Bentley Magazine - Flourishing Ivy
With the guiding genius of Fernando Peire back in charge, theatreland’s famed Ivy Restaurant and its young sibling the Ivy Club have recaptured their mojo, reports Nick Foulkes.
“As I call to mind a typical Ivy lunchtime scene, what a fine sight I have before me. From my table (and I am not making this up, although memory is, of course, sequential and cumulative) I can see David Puttnam importantly reading a script. John Mortimer at his favourite corner table, is beckoning to Stephen Daldry, on his favourite booth banquette. Next to me is Joanna Mackie who, as publishing director of Faber & Faber, must claim some responsibility for Chris Smith’s atrocious book. She is lunching with Caroline Michel, wife of Faber’s bien pensant friend-of-Rushdie chairman, Matthew Evans. Melvyn, tie loosened, looking hot, fusses in.”

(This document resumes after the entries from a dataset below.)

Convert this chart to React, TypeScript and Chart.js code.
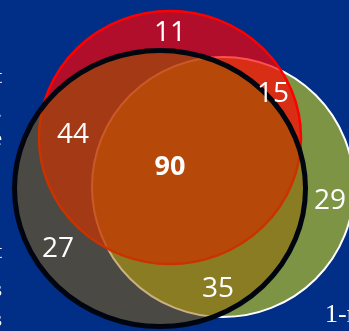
import { useEffect, useRef } from "react";
import { Chart, registerables } from "chart.js";

Chart.register(...registerables);

// Region counts of the three-set diagram
const regionNames = ["red only", "red + green", "red + ring", "all three", "green only", "ring only", "ring + green"];
const regionCounts = [11, 15, 44, 90, 29, 27, 35];
const regionBold = [false, false, false, true, false, false, false];

// Where each count sits (chart units = canvas pixels)
const labelX = [170, 273, 73, 170, 330, 58, 218];
const labelY = [41, 102, 143, 175, 209, 257, 297];

// Set outlines: centre and half-axes, in chart units
const setNames = ["Green", "Red", "Ring"];
const setCenterX = [223, 170, 160];
const setCenterY = [187, 137.5, 188.5];
const setRadiusX = [131, 131, 145.5];
const setRadiusY = [130, 126.5, 138];
const setFill = ["rgb(125,148,69)", "rgba(255,0,0,0.69)", "rgba(150,99,0,0.5)"];
const setStroke = ["#ffffff", "#ff0000", "#000510"];
const setStrokeWidth = [2, 2.5, 5];

const BG = "#012E87";
const W = 349;
const H = 331;

const ellipsePlugin = {
  id: "ellipses",
  beforeDatasetsDraw(chart: any) {
    const { ctx, scales } = chart;
    const xs = scales.x;
    const ys = scales.y;
    chart.data.datasets.forEach((ds: any) => {
      if (ds.kind !== "set") return;
      const p = ds.data[0];
      const cx = xs.getPixelForValue(p.x);
      const cy = ys.getPixelForValue(p.y);
      const rx = Math.abs(xs.getPixelForValue(p.x + p.rx) - cx);
      const ry = Math.abs(ys.getPixelForValue(p.y + p.ry) - cy);
      ctx.save();
      ctx.beginPath();
      ctx.ellipse(cx, cy, rx, ry, 0, 0, Math.PI * 2);
      ctx.fillStyle = ds.fillColor;
      ctx.fill();
      ctx.lineWidth = ds.strokeWidth;
      ctx.strokeStyle = ds.strokeColor;
      ctx.stroke();
      ctx.restore();
    });
  },
  afterDatasetsDraw(chart: any) {
    const { ctx } = chart;
    chart.data.datasets.forEach((ds: any, di: number) => {
      if (ds.kind !== "labels") return;
      const meta = chart.getDatasetMeta(di);
      meta.data.forEach((el: any, i: number) => {
        const d = ds.data[i];
        ctx.save();
        ctx.fillStyle = "#ffffff";
        ctx.textAlign = "center";
        ctx.textBaseline = "alphabetic";
        ctx.font = d.bold ? "bold 27px 'Open Sans'" : "28px 'Open Sans'";
        ctx.fillText(String(d.v), el.x, el.y);
        ctx.restore();
      });
    });
  },
  beforeDraw(chart: any) {
    const { ctx } = chart;
    ctx.save();
    ctx.fillStyle = BG;
    ctx.fillRect(0, 0, chart.width, chart.height);
    ctx.restore();
  },
  afterDraw(chart: any) {
    const { ctx } = chart;
    ctx.save();
    ctx.fillStyle = "#ffffff";
    ctx.font = "22px 'Liberation Serif'";
    ctx.textAlign = "right";
    ctx.textBaseline = "alphabetic";
    // ends of slide text running in from the left
    const tails: [string, number][] = [["t", 83], [".", 117], ["e", 145], ["t", 258], ["s", 296], ["s", 326]];
    tails.forEach(([t, y]) => ctx.fillText(t, 2, y));
    ctx.textAlign = "left";
    ctx.font = "26px 'Liberation Serif'";
    ctx.fillText("1-r", 325, 322);
    ctx.restore();
  },
};

export default function App() {
  const ref = useRef<HTMLCanvasElement | null>(null);

  useEffect(() => {
    if (!ref.current) return;
    // bottom set first so later sets paint over it
    const setDatasets = setNames.map((name, i) => ({
      label: name,
      kind: "set",
      data: [{ x: setCenterX[i], y: setCenterY[i], rx: setRadiusX[i], ry: setRadiusY[i] }],
      fillColor: setFill[i],
      strokeColor: setStroke[i],
      strokeWidth: setStrokeWidth[i],
      pointRadius: 0,
    }));
    const labelDataset = {
      label: "counts",
      kind: "labels",
      data: regionCounts.map((v, i) => ({ x: labelX[i], y: labelY[i], v, bold: regionBold[i], name: regionNames[i] })),
      pointRadius: 0,
    };
    const chart = new Chart(ref.current, {
      type: "scatter",
      data: { datasets: [...setDatasets, labelDataset] as any },
      options: {
        animation: false,
        responsive: false,
        devicePixelRatio: 1,
        layout: { padding: 0 },
        events: [],
        scales: {
          x: { type: "linear", min: 0, max: W, display: false },
          y: { type: "linear", min: 0, max: H, reverse: true, display: false },
        },
        plugins: { legend: { display: false }, tooltip: { enabled: false } },
      },
      plugins: [ellipsePlugin],
    });
    return () => chart.destroy();
  }, []);

  return (
    <div style={{ position: "fixed", left: 0, top: 0, width: W, height: H, background: BG }}>
      <canvas ref={ref} width={W} height={H} style={{ display: "block" }} />
    </div>
  );
}
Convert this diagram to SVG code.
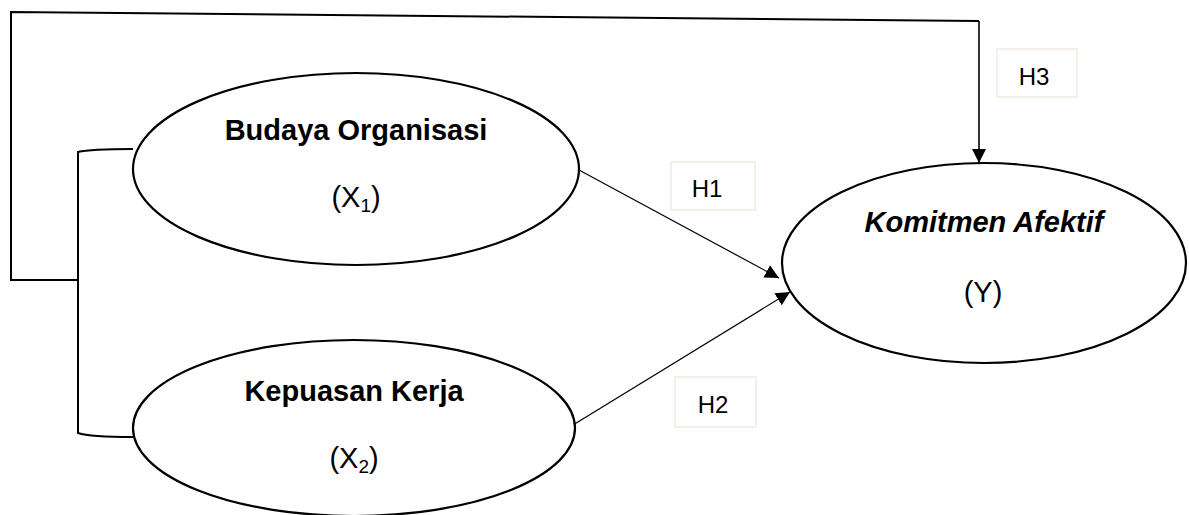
<svg xmlns="http://www.w3.org/2000/svg" width="1189" height="515" viewBox="0 0 1189 515">
<style>
.node ellipse{fill:#fff;stroke:#000;stroke-width:2.2}
.t{font-family:"Liberation Sans",Arial,sans-serif;font-size:29px;fill:#000;text-anchor:middle}
.b{font-weight:bold}
.bi{font-weight:bold;font-style:italic}
.lbl rect{fill:#fff;stroke:#eeece1;stroke-width:1.5}
.lbl text{font-family:"Liberation Sans",Arial,sans-serif;font-size:24px;fill:#000;text-anchor:middle}
.thick{fill:none;stroke:#000;stroke-width:2}
.thin{fill:none;stroke:#000;stroke-width:1.2}
</style>
<defs>
<marker id="ah" markerUnits="userSpaceOnUse" markerWidth="14" markerHeight="14" viewBox="0 0 14 14" refX="14" refY="7" orient="auto">
<path d="M0,0 L14,7 L0,14 Z" fill="#000"/>
</marker>
</defs>
<g id="connectors">
<path class="thick" d="M78,280 L11,280 L11,12 L979,21"/>
<path class="thin" d="M979,21 L979,163" marker-end="url(#ah)" style="stroke-width:1.6"/>
<path class="thick" d="M133,149 Q90,149 78,152 L78,433 Q90,437 133,437"/>
<path class="thin" d="M579,170 L779,278" marker-end="url(#ah)"/>
<path class="thin" d="M573,425 L790,292" marker-end="url(#ah)"/>
</g>
<g id="budaya" class="node">
<ellipse cx="356" cy="169" rx="223" ry="96"/>
<text class="t b" x="356" y="140">Budaya Organisasi</text>
<text class="t" x="356" y="207">(X<tspan font-size="19" dy="5">1</tspan><tspan dy="-5">)</tspan></text>
</g>
<g id="kepuasan" class="node">
<ellipse cx="354" cy="428" rx="221" ry="88"/>
<text class="t b" x="354" y="401">Kepuasan Kerja</text>
<text class="t" x="354" y="468">(X<tspan font-size="19" dy="5">2</tspan><tspan dy="-5">)</tspan></text>
</g>
<g id="komitmen" class="node">
<ellipse cx="984" cy="263" rx="202" ry="100"/>
<text class="t bi" x="984" y="232">Komitmen Afektif</text>
<text class="t" x="983" y="302">(Y)</text>
</g>
<g id="h1" class="lbl">
<rect x="671" y="162" width="84" height="48"/>
<text x="707" y="197">H1</text>
</g>
<g id="h2" class="lbl">
<rect x="675" y="377" width="81" height="50"/>
<text x="713" y="413">H2</text>
</g>
<g id="h3" class="lbl">
<rect x="997" y="49" width="80" height="48"/>
<text x="1034" y="85">H3</text>
</g>
</svg>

In his 1998 classic, Labour Camp, Stephen Bayley provides a glorious snapshot of The Ivy in action. This was the high summer of cool Britannia; London was buzzing, humming and fizzing in a way that it had not done since the 1960s. New Labour was surfing a tide of optimism following its election; the discredited Conservatives were at the beginning of a generation in the wilderness; the War on Terror, the invasion of Iraq and the collapse of the world economy were still in the future. It was a bright shiny time and The Ivy was the works canteen of those who operated the levers of power and pulled the strings of influence in the new world order. As Bayley said: “I don't know where the old establishment lunches, but it is fascinating to watch the mechanical engineering of the New Establishment in grisly action.”
And the word engineering is apposite in another sense as well. The Ivy did not just happen to be the hot place of cool Britannia.